Originally posted by David Floyd
So, then, if your society (by which I assume you mean >50% of people with power to enforce their will) believes in slavery, and you don't have the power to resist slavery, then you have no right to be free?
Well, gee, I guess there really was nothing wrong with the Holocaust, or, to use a more current example, nothing wrong with Saddam Hussein gassing Kurds, right?
So, then, if your society (by which I assume you mean >50% of people with power to enforce their will) believes in slavery, and you don't have the power to resist slavery, then you have no right to be free?
Well, gee, I guess there really was nothing wrong with the Holocaust, or, to use a more current example, nothing wrong with Saddam Hussein gassing Kurds, right?
Social convention now makes the gassing of the Kurds wrong (by both Iranians and Iraqis) and the Holocaust too. Sorry, there's no "objective" wrong there, because the entire concept of right and wrong is a human construct, not an objective condition.
Social convention in the past (say the Roman empire) considered slavery to be A-OK, and genocide was quite appropriate if the barbarians continued to pester a la Carthage.
I'll agree with that, if we define society as a collection of individuals, with a majority being defined as >50% of power-wielding individuals, and if we change your use of the word "granting" to "recognizing".

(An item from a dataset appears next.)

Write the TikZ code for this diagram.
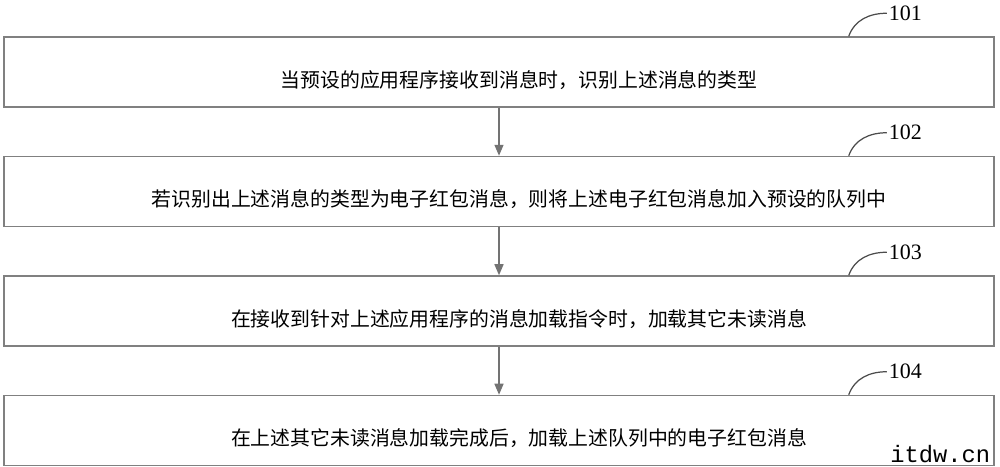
\documentclass[tikz,border=0pt]{standalone}
\usepackage{fontspec}
\setmainfont{Liberation Serif}
\setmonofont{Liberation Mono}
\newfontfamily\cjk{Noto Sans CJK SC}
\usetikzlibrary{calc, positioning, arrows.meta}

\begin{document}
\begin{tikzpicture}
		[node distance=0.96cm,
		 stepbox/.style={draw=black!50, line width=0.85pt, minimum width=19.8cm, minimum height=1.4cm, inner sep=0pt},
		 steptext/.style={font=\cjk\fontsize{11.3}{13}\selectfont, xshift=0.4cm, yshift=-0.16cm},
		 num/.style={font=\fontsize{12.5}{14}\selectfont, inner sep=1pt, anchor=west},
		 flow/.style={-{Triangle[length=2.2mm, width=1.8mm]}, draw=black!55, line width=0.8pt},
		 lead/.style={draw=black!70, line width=0.7pt}]
	
		\clip (0,0) rectangle (20,-9.32);
	
		% nodes %
		\node[stepbox, label={[steptext]center:{当预设的应用程序接收到消息时，识别上述消息的类型}}] (s1) at (9.98,-1.44) {};
		\node[stepbox, below = of s1, label={[steptext]center:{若识别出上述消息的类型为电子红包消息，则将上述电子红包消息加入预设的队列中}}] (s2) {};
		\node[stepbox, below = of s2, label={[steptext]center:{在接收到针对上述应用程序的消息加载指令时，加载其它未读消息}}] (s3) {};
		\node[stepbox, below = of s3, label={[steptext]center:{在上述其它未读消息加载完成后，加载上述队列中的电子红包消息}}] (s4) {};
	
		% labels %
		\node[num] (n1) at ($(s1.north east)+(-2.16,0.46)$) {101};
		\node[num] (n2) at ($(s2.north east)+(-2.16,0.46)$) {102};
		\node[num] (n3) at ($(s3.north east)+(-2.16,0.46)$) {103};
		\node[num] (n4) at ($(s4.north east)+(-2.16,0.46)$) {104};
		\coordinate (c1) at ($(s1.north east)+(-2.92,0)$);
		\coordinate (c2) at ($(s2.north east)+(-2.92,0)$);
		\coordinate (c3) at ($(s3.north east)+(-2.92,0)$);
		\coordinate (c4) at ($(s4.north east)+(-2.92,0)$);
	
		% edges %
		\draw[flow] (s1) -- (s2);
		\draw[flow] (s2) -- (s3);
		\draw[flow] (s3) -- (s4);
		\draw[lead] (c1) to[out=70, in=180] (n1.west);
		\draw[lead] (c2) to[out=70, in=180] (n2.west);
		\draw[lead] (c3) to[out=70, in=180] (n3.west);
		\draw[lead] (c4) to[out=70, in=180] (n4.west);
	
		% watermark %
		\node[anchor=base west, inner sep=0pt, font=\ttfamily\fontsize{13.5}{15}\selectfont] (wm) at (17.8,-9.24) {itdw.cn};
	
		\end{tikzpicture}
\end{document}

This doesn't, however, change the basic facts - that certain rights are present regardless of what society says
(and your opposition to the Holocaust or gassing Kurds or slavery validates this position, regardless of what you say),
and that violating those rights is an immoral act (I can't imagine you think that slavery is moral, therefore it must be immoral).
Sure I have it. I just might be unable to exercise it without getting killed/imprisoned.
No it didn't. If the Southern States had a right to secede, then they STILL have a right to secede, regardless of the outcome of the war. Might and military power do NOT change objective truths and moral right and wrong.